### Exercise prompt
Please copy every line of the records below that holds the word "this".

....

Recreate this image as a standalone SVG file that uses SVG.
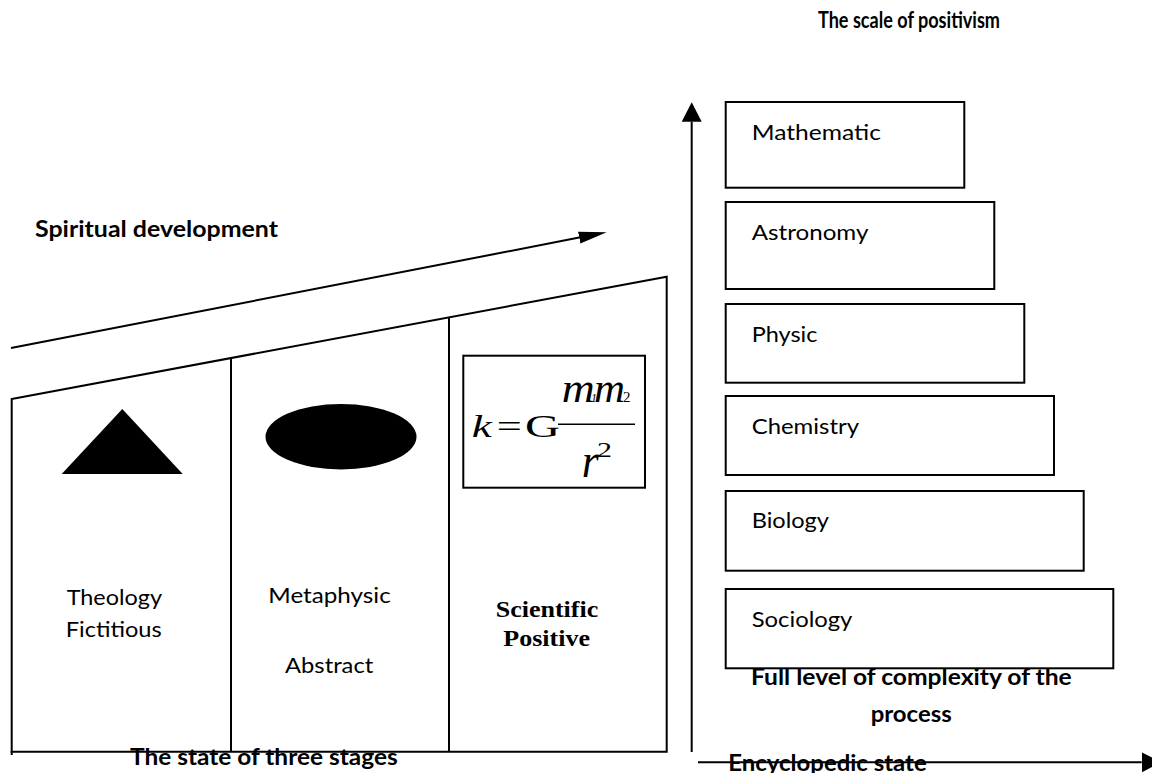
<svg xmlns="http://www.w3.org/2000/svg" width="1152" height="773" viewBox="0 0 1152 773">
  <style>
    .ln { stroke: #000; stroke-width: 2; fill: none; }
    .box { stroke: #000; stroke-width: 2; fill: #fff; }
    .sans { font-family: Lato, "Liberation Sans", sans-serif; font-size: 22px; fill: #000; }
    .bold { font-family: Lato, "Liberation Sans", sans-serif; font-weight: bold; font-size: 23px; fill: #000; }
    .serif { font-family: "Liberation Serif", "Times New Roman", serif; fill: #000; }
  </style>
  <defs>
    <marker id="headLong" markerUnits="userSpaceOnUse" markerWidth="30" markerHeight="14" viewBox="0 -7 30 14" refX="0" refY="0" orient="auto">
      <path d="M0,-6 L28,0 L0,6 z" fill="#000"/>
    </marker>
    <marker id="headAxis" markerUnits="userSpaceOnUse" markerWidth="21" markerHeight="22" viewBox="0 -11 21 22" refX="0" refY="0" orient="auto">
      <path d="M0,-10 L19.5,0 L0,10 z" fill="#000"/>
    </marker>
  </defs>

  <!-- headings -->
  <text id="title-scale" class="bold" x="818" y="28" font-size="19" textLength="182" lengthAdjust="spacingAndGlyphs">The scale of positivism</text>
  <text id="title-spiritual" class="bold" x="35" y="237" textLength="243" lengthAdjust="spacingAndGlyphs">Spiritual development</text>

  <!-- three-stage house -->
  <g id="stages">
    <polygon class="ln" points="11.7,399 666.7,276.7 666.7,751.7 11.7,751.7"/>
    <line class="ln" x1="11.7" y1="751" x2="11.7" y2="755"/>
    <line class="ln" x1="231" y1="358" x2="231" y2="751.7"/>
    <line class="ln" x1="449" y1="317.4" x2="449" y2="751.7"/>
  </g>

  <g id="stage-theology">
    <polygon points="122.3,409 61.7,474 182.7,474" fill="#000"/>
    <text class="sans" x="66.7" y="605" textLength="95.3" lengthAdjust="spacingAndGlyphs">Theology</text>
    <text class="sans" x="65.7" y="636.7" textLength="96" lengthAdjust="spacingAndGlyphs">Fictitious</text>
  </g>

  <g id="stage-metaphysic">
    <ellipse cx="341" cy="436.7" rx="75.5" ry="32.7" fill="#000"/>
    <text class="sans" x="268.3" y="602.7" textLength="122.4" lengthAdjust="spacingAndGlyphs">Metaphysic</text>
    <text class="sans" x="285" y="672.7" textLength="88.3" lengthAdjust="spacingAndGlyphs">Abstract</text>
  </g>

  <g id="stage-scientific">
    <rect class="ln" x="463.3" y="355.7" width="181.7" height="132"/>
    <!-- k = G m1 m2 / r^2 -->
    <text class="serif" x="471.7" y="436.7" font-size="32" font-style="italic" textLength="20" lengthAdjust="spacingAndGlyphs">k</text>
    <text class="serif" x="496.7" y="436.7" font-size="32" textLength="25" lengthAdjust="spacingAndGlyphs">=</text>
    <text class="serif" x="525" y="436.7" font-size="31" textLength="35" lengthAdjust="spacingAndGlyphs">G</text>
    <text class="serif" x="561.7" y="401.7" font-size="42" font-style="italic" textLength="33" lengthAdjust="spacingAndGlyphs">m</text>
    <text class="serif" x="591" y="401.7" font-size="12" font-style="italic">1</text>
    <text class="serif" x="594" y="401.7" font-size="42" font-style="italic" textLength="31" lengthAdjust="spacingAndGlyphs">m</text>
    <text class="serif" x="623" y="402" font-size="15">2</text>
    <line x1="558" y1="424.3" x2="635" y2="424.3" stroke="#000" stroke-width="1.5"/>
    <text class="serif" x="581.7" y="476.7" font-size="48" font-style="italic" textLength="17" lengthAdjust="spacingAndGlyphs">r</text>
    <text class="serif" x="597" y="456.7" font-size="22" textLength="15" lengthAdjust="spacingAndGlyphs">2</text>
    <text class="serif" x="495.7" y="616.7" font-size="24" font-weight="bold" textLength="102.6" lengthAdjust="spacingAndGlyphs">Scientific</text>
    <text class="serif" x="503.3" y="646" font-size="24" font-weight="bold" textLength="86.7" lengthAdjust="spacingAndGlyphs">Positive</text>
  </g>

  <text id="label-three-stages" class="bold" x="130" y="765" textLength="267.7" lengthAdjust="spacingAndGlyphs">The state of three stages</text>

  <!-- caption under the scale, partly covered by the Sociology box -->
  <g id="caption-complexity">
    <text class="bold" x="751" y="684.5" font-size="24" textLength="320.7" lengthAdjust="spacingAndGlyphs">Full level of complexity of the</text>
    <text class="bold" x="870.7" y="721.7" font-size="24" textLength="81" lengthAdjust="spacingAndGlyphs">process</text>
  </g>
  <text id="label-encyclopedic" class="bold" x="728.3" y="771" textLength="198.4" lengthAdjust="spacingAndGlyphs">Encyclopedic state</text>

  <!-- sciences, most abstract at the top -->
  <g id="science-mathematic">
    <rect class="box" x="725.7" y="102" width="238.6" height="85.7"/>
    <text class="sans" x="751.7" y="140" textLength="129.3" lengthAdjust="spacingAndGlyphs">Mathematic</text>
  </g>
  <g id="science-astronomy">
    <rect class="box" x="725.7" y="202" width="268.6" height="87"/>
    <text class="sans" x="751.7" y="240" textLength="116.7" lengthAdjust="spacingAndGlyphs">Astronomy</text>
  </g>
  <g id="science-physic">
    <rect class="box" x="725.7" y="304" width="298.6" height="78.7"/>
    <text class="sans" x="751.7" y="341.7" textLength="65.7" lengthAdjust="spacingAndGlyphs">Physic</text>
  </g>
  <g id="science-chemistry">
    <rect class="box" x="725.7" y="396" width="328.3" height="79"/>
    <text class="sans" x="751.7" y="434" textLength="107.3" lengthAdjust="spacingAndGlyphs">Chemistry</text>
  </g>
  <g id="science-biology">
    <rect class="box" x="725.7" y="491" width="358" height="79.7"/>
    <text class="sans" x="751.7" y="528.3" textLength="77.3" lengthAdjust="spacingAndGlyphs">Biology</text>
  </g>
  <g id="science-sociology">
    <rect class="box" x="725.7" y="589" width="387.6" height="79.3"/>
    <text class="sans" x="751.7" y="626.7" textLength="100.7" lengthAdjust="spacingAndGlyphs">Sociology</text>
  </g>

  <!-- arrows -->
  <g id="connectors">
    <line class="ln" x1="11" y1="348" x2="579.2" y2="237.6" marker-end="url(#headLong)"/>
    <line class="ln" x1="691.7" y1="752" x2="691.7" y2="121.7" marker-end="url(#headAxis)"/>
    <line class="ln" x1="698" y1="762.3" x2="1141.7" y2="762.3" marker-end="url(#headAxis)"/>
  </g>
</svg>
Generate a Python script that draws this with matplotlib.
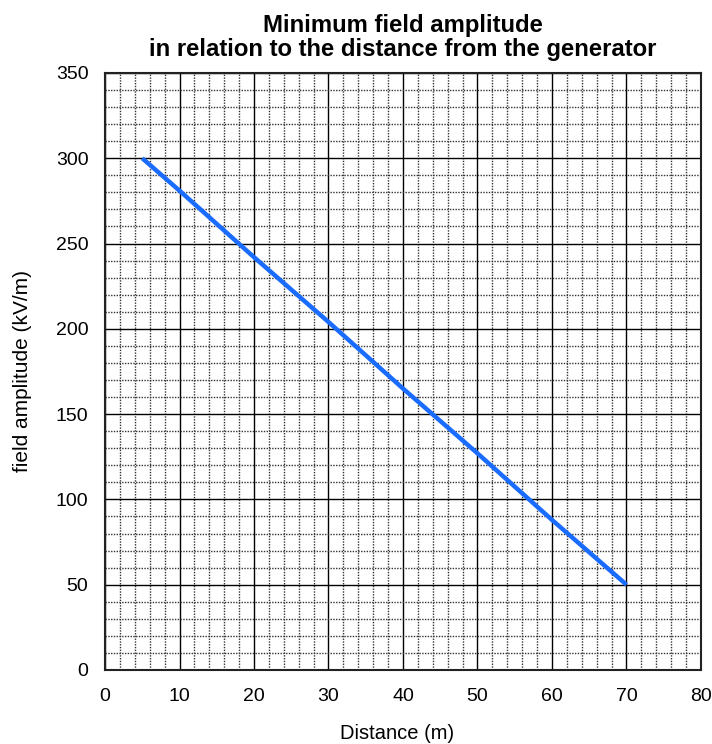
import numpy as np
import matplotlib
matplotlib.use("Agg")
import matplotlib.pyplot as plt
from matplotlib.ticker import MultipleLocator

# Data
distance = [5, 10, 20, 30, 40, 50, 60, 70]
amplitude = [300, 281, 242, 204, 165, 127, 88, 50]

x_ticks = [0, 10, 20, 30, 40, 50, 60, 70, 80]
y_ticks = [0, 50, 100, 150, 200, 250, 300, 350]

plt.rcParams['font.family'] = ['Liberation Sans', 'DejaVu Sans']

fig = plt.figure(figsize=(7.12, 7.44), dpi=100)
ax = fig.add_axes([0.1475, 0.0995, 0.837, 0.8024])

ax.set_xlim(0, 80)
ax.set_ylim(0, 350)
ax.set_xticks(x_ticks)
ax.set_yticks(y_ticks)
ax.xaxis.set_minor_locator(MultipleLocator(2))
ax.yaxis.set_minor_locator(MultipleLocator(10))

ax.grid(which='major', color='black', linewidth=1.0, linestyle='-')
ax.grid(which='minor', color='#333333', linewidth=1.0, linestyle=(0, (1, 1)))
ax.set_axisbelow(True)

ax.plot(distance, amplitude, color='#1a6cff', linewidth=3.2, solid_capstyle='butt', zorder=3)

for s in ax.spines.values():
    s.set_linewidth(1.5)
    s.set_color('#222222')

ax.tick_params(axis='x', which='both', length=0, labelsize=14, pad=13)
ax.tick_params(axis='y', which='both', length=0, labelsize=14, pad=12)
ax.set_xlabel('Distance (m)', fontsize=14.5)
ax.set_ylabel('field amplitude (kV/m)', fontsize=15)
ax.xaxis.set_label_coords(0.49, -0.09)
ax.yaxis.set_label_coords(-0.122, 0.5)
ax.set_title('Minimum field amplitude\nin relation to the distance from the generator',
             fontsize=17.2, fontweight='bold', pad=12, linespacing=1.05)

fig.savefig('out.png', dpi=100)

....

### Finished exercise
Recreate this image as a standalone SVG file that uses SVG.
Generate a Python script that draws this with matplotlib.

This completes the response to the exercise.